Anciens instituteurs, responsables associatifs, conseillers municipaux, pasteurs, retraités ou encore chargés de clientèle… Ils sont aujourd’hui 80 « veilleurs de mémoire » à prendre soin des 67 cimetières juifs parsemant l’Alsace. « Ce sont des symboles de la démocratie d’implication. Nous les accompagnons pour qu’ils puissent échanger entre eux, mais également pour qu’ils soient reconnaissables et en capacité d’être dans la prévention face à certaines situations de racisme et de xénophobie », explique Frédéric Bierry, président de la Collectivité européenne d’Alsace.
La plupart de ces veilleurs ne sont pas juifs. Certains même sont athées, à l’image d’Yves Bailleux. Le veilleur du cimetière juif de Quatzenheim se souviendra toujours de ce matin d’hiver où son épouse est venue le réveiller en pleurs. Corinne Bailleux fut la première personne à voir les croix gammées taguées sur les tombes, alors qu’elle descendait chercher son pain. De leur maison surplombant le lieu, le couple n’avait pourtant rien remarqué cette nuit-là. « C’était un choc terrible ; même les tombes des enfants et le monument aux déportés avaient été dégradés. Cette profanation, c’était une insulte faite à tous les habitants, à la communauté de village qui a existé, ici, à Quatzenheim », dit-il. Chef de projet en services informatiques, Yves Bailleux, 59 ans, est aussi un amoureux des vieilles pierres, fasciné par l’histoire de sa bourgade. C’est donc tout naturellement qu’il a répondu à la sollicitation du département.
Entretenir la mémoire
« Je surveille le cimetière, mais je n’ai pas de rôle de police. Disons plutôt que je suis attentif à ce qui s’y passe. Quand je vois qu’une stèle menace de tomber, par exemple, je le signale au responsable », explique-t-il. Un rôle que le conseiller municipal exerçait déjà auparavant de façon informelle, en tant que voisin du lieu. Mais pour lui, être veilleur de mémoire va au-delà : « Il s’agit aussi de faire connaître aux jeunes générations ce qu’a été la vie du village. Quatzenheim a beau ne compter que 800 habitants, c’est un village très dynamique, et ce dynamisme, je suis persuadé qu’on le doit à l’époque où communautés protestante et juive y cohabitaient. »
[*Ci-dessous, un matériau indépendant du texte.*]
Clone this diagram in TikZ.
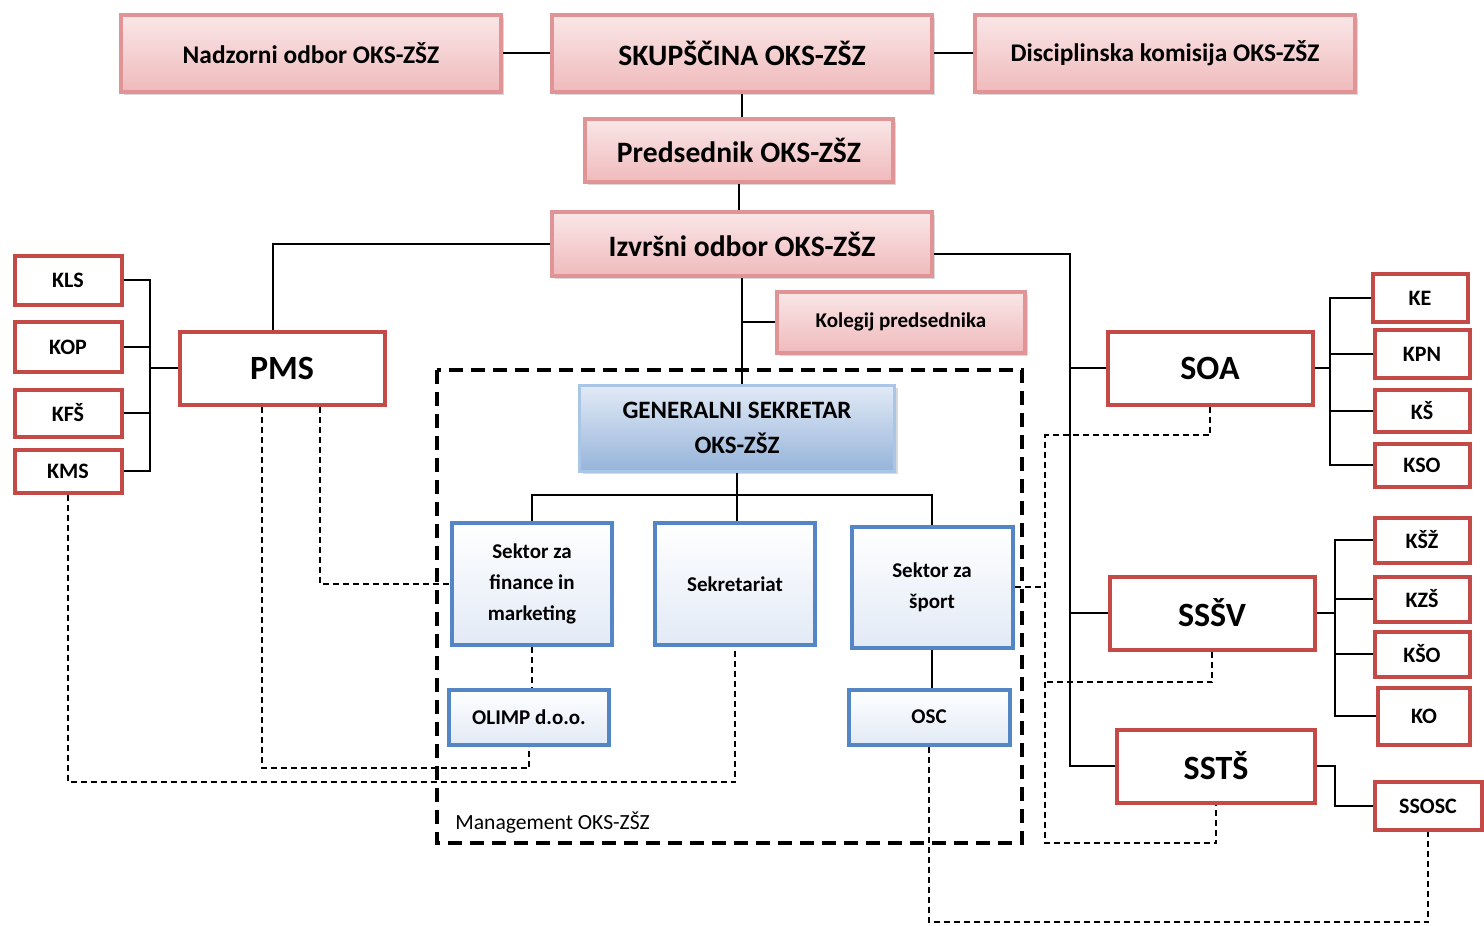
\documentclass[tikz,border=0pt]{standalone}
\usepackage{fontspec}
\setmainfont{Carlito}
\usepackage{tikz}
\definecolor{boxred}{RGB}{196,74,72}
\definecolor{boxblue}{RGB}{84,134,198}
\definecolor{rosefill}{RGB}{240,186,188}
\definecolor{roseline}{RGB}{224,148,150}
\definecolor{skyfill}{RGB}{150,180,218}
\definecolor{skyline}{RGB}{170,198,230}
\definecolor{paleblue}{RGB}{226,234,246}
\usetikzlibrary{shadows}

\begin{document}
\begin{tikzpicture}[x=0.5pt,y=-0.5pt,
    line/.style={line width=0.9pt},
    dotline/.style={line width=0.6pt,dash pattern=on 3pt off 2pt},
    mgmtline/.style={line width=1.7pt,dash pattern=on 7pt off 4pt},
    rosebox/.style={draw=roseline,line width=2pt,top color=rosefill!35,bottom color=rosefill,
        drop shadow={shadow xshift=1.5pt,shadow yshift=-1.5pt,opacity=0.3},
        minimum width=190pt,minimum height=38.5pt,inner sep=0pt,
        font=\bfseries\fontsize{14.8}{17}\selectfont},
    smalltxt/.style={font=\bfseries\fontsize{12.7}{15}\selectfont},
    bigred/.style={draw=boxred,line width=2pt,fill=white,minimum width=102.5pt,
        minimum height=36.5pt,inner sep=0pt,font=\bfseries\fontsize{17}{20}\selectfont},
    smallred/.style={draw=boxred,line width=2pt,fill=white,minimum width=47.5pt,
        minimum height=23pt,inner sep=0pt,font=\bfseries\fontsize{11}{13}\selectfont},
    secbox/.style={draw=boxblue,line width=2pt,top color=white,bottom color=paleblue,
        minimum width=80pt,minimum height=61pt,inner sep=0pt,align=center,
        font=\bfseries\fontsize{10.5}{15.5}\selectfont},
    gsbox/.style={draw=skyline,line width=1.5pt,top color=paleblue,bottom color=skyfill,
        drop shadow={shadow xshift=1.5pt,shadow yshift=-1.5pt,opacity=0.3},
        minimum width=157.5pt,minimum height=43pt,inner sep=0pt,align=center,
        font=\bfseries\fontsize{12.5}{17.5}\selectfont}
]
\useasboundingbox (0,0) rectangle (1484,926);

\draw[mgmtline] (437,370) rectangle (1022,843);
\node[anchor=west,inner sep=0pt,font=\fontsize{10.8}{13}\selectfont] (mlabel) at (455,823) {Management OKS-ZŠZ};

\node[rosebox,smalltxt] (nadzor) at (311,53) {Nadzorni odbor OKS-ZŠZ};
\node[rosebox] (skup) at (742,53) {SKUPŠČINA OKS-ZŠZ};
\node[rosebox,smalltxt] (disc) at (1165,53) {Disciplinska komisija OKS-ZŠZ};
\node[rosebox,minimum width=154pt,minimum height=31.5pt] (pred) at (739,150) {Predsednik OKS-ZŠZ};
\node[rosebox,minimum height=32pt] (izv) at (742,244) {Izvršni odbor OKS-ZŠZ};
\node[rosebox,minimum width=124pt,minimum height=30.5pt,
    font=\bfseries\fontsize{10.5}{12}\selectfont] (koleg) at (901,322) {Kolegij predsednika};

\node[gsbox] (gs) at (737,428) {GENERALNI SEKRETAR\\OKS-ZŠZ};
\node[secbox] (sfm) at (532,584) {Sektor za\\finance in\\marketing};
\node[secbox] (sek) at (735,584) {Sekretariat};
\node[secbox,minimum width=80.5pt,minimum height=60.5pt] (sport) at (932,587) {Sektor za\\šport};
\node[secbox,minimum height=27.5pt] (olimp) at (529,717) {OLIMP d.o.o.};
\node[secbox,minimum width=80.5pt,minimum height=27.5pt] (osc) at (929,717) {OSC};

\node[bigred] (pms) at (282,368) {PMS};
\node[bigred] (soa) at (1210,368) {SOA};
\node[bigred] (sssv) at (1212,613) {SSŠV};
\node[bigred,minimum width=99pt] (ssts) at (1216,766) {SSTŠ};

\node[smallred,minimum width=53.5pt,minimum height=24.5pt] (kls) at (68,280) {KLS};
\node[smallred,minimum width=53.5pt,minimum height=25pt] (kop) at (68,347) {KOP};
\node[smallred,minimum width=53.5pt,minimum height=23.5pt] (kfs) at (68,413) {KFŠ};
\node[smallred,minimum width=53.5pt,minimum height=21.5pt] (kms) at (68,471) {KMS};

\node[smallred,minimum height=24pt] (ke) at (1420,298) {KE};
\node[smallred,minimum height=24pt] (kpn) at (1422,354) {KPN};
\node[smallred,minimum height=21pt] (ks) at (1422,411) {KŠ};
\node[smallred,minimum height=21.5pt] (kso) at (1422,465) {KSO};
\node[smallred,minimum height=22.5pt] (ksz) at (1422,540) {KŠŽ};
\node[smallred,minimum height=22.5pt] (kzs) at (1422,599) {KZŠ};
\node[smallred,minimum height=22.5pt] (ksho) at (1422,654) {KŠO};
\node[smallred,minimum width=46pt,minimum height=28.5pt] (ko) at (1424,716) {KO};
\node[smallred,minimum width=53.5pt,minimum height=24pt] (ssosc) at (1428,806) {SSOSC};

\coordinate (lbus) at (150,372);
\coordinate (rbus) at (1070,255);
\coordinate (soabus) at (1330,370);
\coordinate (sssvbus) at (1335,617);
\coordinate (sstsbus) at (1335,768);
\coordinate (gsbus) at (737,495);
\coordinate (lowa) at (740,782);
\coordinate (lowb) at (533,768);
\coordinate (lowc) at (925,922);
\coordinate (soadash) at (1045,435);
\coordinate (sssvdash) at (1045,682);
\coordinate (sstsdash) at (1045,843);

\draw[line] (nadzor) -- (skup);
\draw[line] (skup) -- (disc);
\draw[line] (skup.south) -- (skup.south |- pred.north);
\draw[line] (pred.south) -- (pred.south |- izv.north);
\draw[line] (izv.west) -| ([xshift=-4.5pt]pms.north);
\draw[line] ([yshift=-5pt]izv.east) -| (rbus |- ssts.west) -- (ssts.west);
\draw[line] (rbus |- soa.west) -- (soa.west);
\draw[line] (rbus |- sssv.west) -- (sssv.west);
\draw[line] (izv.south) -- (izv.south |- gs.north);
\draw[line] (izv.south |- koleg.west) -- (koleg.west);
\draw[line] (gs.south) -- (gs.south |- sek.north);
\draw[line] (sfm.north) |- (gsbus) -| (sport.north);
\draw[line] (sport.south) -- (sport.south |- osc.north);

\draw[line] (pms.west) -- (pms.west -| lbus);
\draw[line] (kls.east) -| (lbus |- kms.east) -- (kms.east);
\draw[line] (kop.east) -- (kop.east -| lbus);
\draw[line] (kfs.east) -- (kfs.east -| lbus);

\draw[line] (soa.east) -- (soa.east -| soabus);
\draw[line] (ke.west) -| (soabus |- kso.west) -- (kso.west);
\draw[line] (kpn.west) -- (kpn.west -| soabus);
\draw[line] (ks.west) -- (ks.west -| soabus);

\draw[line] (sssv.east) -- (sssv.east -| sssvbus);
\draw[line] (ksz.west) -| (sssvbus |- ko.west) -- (ko.west);
\draw[line] (kzs.west) -- (kzs.west -| sssvbus);
\draw[line] (ksho.west) -- (ksho.west -| sssvbus);

\draw[line] (ssts.east) -| (sstsbus |- ssosc.west) -- (ssosc.west);

\draw[dotline] (kms.south) |- (sek.south |- lowa) -- (sek.south);
\draw[dotline] ([xshift=-10pt]pms.south) |- (olimp.south |- lowb) -- (olimp.south);
\draw[dotline] ([xshift=19pt]pms.south) |- (sfm.west);
\draw[dotline] (sfm.south) -- (sfm.south |- olimp.north);
\draw[dotline] (osc.south) |- (ssosc.south |- lowc) -- (ssosc.south);
\draw[dotline] (soa.south) |- (soadash) -- (sstsdash) -| (ssts.south);
\draw[dotline] (sssv.south) |- (sssvdash);
\draw[dotline] (sport.east) -- (sport.east -| soadash);
\end{tikzpicture}
\end{document}
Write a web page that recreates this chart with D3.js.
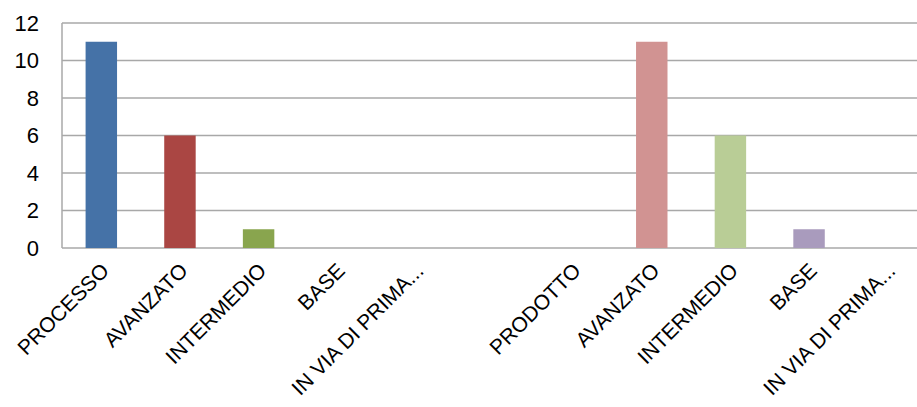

Il ne reste plus, aujourd’hui, de représentant de la communauté juive à Quatzenheim. Les dernières familles sont parties pour la ville dans les années 1960. Avec leur absence, Yves Bailleux redoute que la mémoire de cette entente entre communautés ne se perde. « C’est une histoire qui revêt un caractère symbolique fort, pourtant, celui de la capacité des gens à vivre ensemble et de la richesse culturelle qu’apporte la diversité », estime-t-il. Pour la faire revivre, il partage le résultat de ses recherches dans le bulletin communal. Lui qui pourtant ne lit pas l’hébreu participe également, chaque mois de septembre, aux Journées européennes de la culture juive
Il a par ailleurs contribué, fin 2021, à la venue à Quatzenheim d’une troupe de théâtre qui est intervenue sur la thématique des discriminations. Yves Bailleux tient à cultiver la mémoire de la trentaine de personnes liées au village et victimes de la Shoah. La municipalité prévoit d’ailleurs, cette année, de différencier la célébration des deux armistices, pour pouvoir rendre hommage tant à ses déportés qu’à ses habitants morts sous le drapeau… allemand. « Je serais content si mon action pouvait éviter de nouvelles profanations. C’est important de faire le lien entre ce patrimoine et ce que nous vivons aujourd’hui, pour porter un regard critique sur certains discours », notamment d’extrême droite. L’exemple des veilleurs de mémoire est aujourd’hui regardé avec beaucoup d’attention par la mission parlementaire sur les actes antireligieux.